● **Exercise**
Only the lines from the top of the listing below to the line that has "2136, 2136, 2137]" should be echoed, with both ends kept and pictures left out.

*** Data segment

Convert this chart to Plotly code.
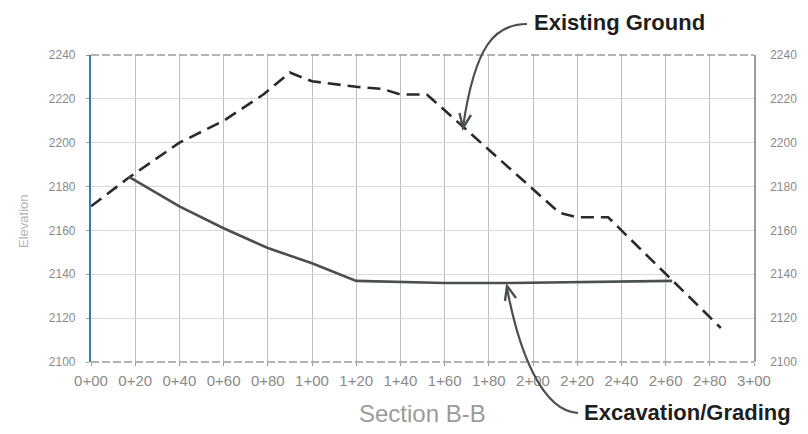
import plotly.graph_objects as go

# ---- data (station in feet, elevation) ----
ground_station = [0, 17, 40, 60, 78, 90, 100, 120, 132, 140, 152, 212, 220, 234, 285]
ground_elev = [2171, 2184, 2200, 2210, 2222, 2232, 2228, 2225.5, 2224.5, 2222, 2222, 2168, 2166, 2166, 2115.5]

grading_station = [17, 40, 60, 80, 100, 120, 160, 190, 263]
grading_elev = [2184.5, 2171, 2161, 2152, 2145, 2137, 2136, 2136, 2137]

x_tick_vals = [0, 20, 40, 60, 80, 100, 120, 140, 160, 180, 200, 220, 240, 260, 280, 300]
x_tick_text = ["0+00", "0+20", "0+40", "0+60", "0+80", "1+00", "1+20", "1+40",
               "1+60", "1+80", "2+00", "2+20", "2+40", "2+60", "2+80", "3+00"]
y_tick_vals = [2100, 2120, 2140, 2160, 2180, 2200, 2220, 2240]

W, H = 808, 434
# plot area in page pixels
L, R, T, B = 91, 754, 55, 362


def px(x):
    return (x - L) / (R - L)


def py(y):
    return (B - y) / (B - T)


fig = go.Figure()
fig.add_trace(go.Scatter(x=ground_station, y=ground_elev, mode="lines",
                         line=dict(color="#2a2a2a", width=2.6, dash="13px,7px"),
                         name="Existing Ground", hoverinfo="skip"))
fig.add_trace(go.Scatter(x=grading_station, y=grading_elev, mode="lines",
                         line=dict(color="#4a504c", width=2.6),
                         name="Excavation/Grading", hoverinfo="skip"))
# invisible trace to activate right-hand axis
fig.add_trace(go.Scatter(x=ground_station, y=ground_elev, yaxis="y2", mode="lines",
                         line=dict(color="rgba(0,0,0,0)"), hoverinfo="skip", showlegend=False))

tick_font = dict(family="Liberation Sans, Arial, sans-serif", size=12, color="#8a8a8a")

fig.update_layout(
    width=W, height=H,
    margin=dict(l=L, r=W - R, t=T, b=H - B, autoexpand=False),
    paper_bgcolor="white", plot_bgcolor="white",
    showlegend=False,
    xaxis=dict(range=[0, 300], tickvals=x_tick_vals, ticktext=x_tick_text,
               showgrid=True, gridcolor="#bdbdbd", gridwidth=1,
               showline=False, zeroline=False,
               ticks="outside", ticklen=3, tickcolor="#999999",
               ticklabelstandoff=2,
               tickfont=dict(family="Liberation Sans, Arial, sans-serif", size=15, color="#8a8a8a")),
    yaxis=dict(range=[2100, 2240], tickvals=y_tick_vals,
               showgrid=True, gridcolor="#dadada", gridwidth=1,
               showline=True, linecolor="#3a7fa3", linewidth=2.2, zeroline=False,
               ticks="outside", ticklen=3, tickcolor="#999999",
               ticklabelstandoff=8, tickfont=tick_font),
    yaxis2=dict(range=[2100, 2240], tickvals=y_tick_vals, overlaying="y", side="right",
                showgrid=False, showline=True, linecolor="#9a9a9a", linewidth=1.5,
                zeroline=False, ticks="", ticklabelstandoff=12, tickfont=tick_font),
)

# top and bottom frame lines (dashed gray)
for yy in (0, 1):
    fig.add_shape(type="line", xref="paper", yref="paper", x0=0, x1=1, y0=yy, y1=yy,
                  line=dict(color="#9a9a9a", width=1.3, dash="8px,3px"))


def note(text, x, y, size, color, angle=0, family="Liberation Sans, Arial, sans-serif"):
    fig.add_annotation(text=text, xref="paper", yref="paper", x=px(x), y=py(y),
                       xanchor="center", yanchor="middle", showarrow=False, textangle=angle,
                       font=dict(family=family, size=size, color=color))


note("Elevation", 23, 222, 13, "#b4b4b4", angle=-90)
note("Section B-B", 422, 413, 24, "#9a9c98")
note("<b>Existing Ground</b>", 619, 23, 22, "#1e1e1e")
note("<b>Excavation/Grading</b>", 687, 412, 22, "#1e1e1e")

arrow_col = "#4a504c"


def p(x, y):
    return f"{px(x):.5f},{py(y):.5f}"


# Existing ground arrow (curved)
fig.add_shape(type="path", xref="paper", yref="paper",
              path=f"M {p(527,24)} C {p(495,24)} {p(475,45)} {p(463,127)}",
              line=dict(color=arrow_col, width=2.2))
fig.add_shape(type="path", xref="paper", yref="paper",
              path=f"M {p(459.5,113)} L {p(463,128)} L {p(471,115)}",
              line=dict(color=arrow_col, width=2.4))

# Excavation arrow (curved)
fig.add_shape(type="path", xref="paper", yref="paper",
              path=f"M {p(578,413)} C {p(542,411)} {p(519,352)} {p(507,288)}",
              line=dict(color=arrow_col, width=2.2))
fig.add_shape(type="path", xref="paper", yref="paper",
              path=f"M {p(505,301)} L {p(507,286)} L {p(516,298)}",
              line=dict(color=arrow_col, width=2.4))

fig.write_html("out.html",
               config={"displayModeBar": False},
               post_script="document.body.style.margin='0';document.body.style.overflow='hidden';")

******

● **The answer**
Convert this chart to Plotly code.
import plotly.graph_objects as go

# ---- data (station in feet, elevation) ----
ground_station = [0, 17, 40, 60, 78, 90, 100, 120, 132, 140, 152, 212, 220, 234, 285]
ground_elev = [2171, 2184, 2200, 2210, 2222, 2232, 2228, 2225.5, 2224.5, 2222, 2222, 2168, 2166, 2166, 2115.5]

grading_station = [17, 40, 60, 80, 100, 120, 160, 190, 263]
grading_elev = [2184.5, 2171, 2161, 2152, 2145, 2137, 2136, 2136, 2137]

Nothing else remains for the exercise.